** begin DATASET RECORDS **

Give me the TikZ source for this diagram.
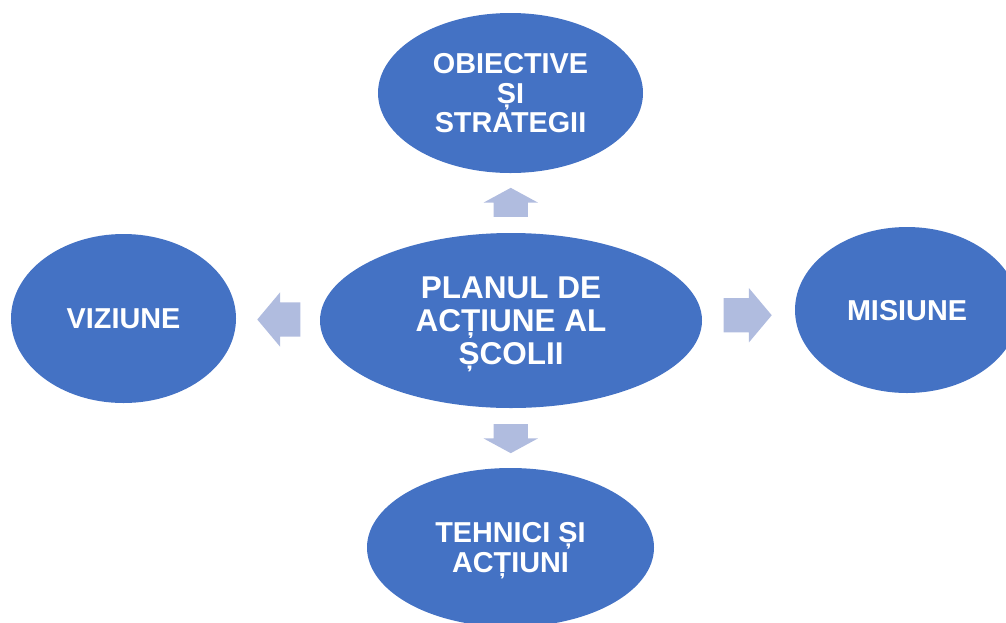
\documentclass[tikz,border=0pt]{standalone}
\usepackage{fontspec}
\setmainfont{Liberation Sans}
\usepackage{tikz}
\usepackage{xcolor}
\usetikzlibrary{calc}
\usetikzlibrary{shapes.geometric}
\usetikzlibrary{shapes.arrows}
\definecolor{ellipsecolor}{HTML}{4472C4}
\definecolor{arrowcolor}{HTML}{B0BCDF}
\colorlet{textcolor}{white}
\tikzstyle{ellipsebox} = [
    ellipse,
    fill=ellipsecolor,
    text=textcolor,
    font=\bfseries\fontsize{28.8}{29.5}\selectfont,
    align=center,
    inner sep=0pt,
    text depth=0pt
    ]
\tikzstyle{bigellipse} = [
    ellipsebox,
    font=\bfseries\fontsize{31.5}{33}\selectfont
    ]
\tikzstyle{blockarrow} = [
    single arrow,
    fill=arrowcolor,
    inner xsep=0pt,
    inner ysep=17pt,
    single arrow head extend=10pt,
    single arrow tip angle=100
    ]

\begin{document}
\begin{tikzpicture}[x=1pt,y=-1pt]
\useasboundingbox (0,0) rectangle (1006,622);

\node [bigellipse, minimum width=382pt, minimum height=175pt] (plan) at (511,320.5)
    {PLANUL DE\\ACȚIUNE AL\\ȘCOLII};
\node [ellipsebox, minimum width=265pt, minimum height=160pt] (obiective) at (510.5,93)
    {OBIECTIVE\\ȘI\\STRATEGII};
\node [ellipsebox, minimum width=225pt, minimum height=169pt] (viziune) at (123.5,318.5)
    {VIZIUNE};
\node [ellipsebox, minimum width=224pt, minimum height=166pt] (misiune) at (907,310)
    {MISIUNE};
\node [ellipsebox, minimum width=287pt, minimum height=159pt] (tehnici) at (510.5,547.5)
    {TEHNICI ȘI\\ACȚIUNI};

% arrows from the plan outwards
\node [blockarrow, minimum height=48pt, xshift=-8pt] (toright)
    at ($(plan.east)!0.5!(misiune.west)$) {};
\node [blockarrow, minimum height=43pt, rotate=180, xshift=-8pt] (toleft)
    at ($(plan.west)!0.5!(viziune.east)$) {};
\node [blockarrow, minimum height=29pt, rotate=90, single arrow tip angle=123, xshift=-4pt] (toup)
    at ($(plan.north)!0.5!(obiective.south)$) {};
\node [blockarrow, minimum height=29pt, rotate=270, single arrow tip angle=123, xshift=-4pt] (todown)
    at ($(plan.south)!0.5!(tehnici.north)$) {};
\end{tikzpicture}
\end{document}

** end DATASET RECORDS **
** begin DATASET RECORDS **

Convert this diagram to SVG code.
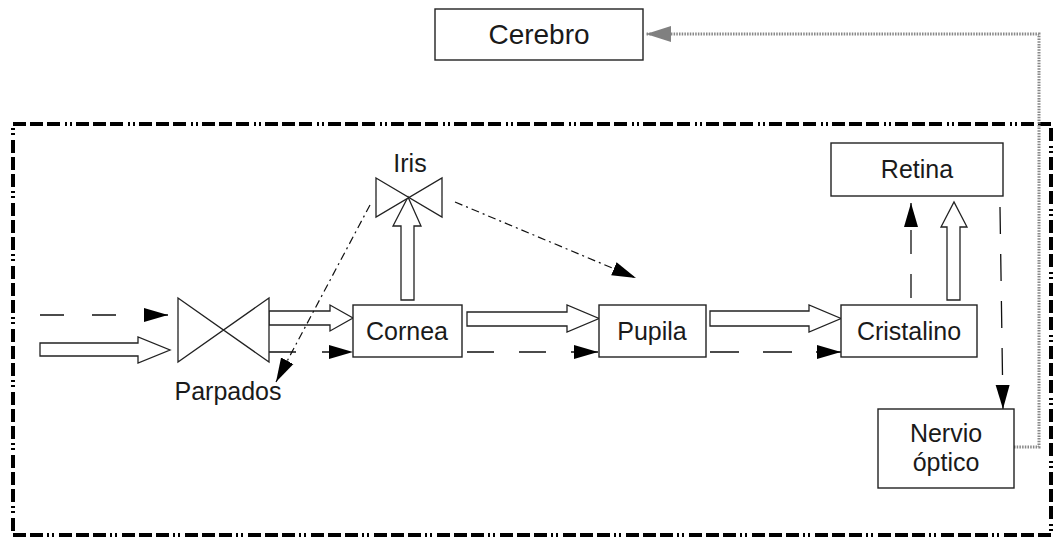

** end DATASET RECORDS **

§ AIM
Search the records above for "this". Copy each line where it is found.

§ ANSWER BELOW
Give me the TikZ source for this diagram.
Convert this diagram to SVG code.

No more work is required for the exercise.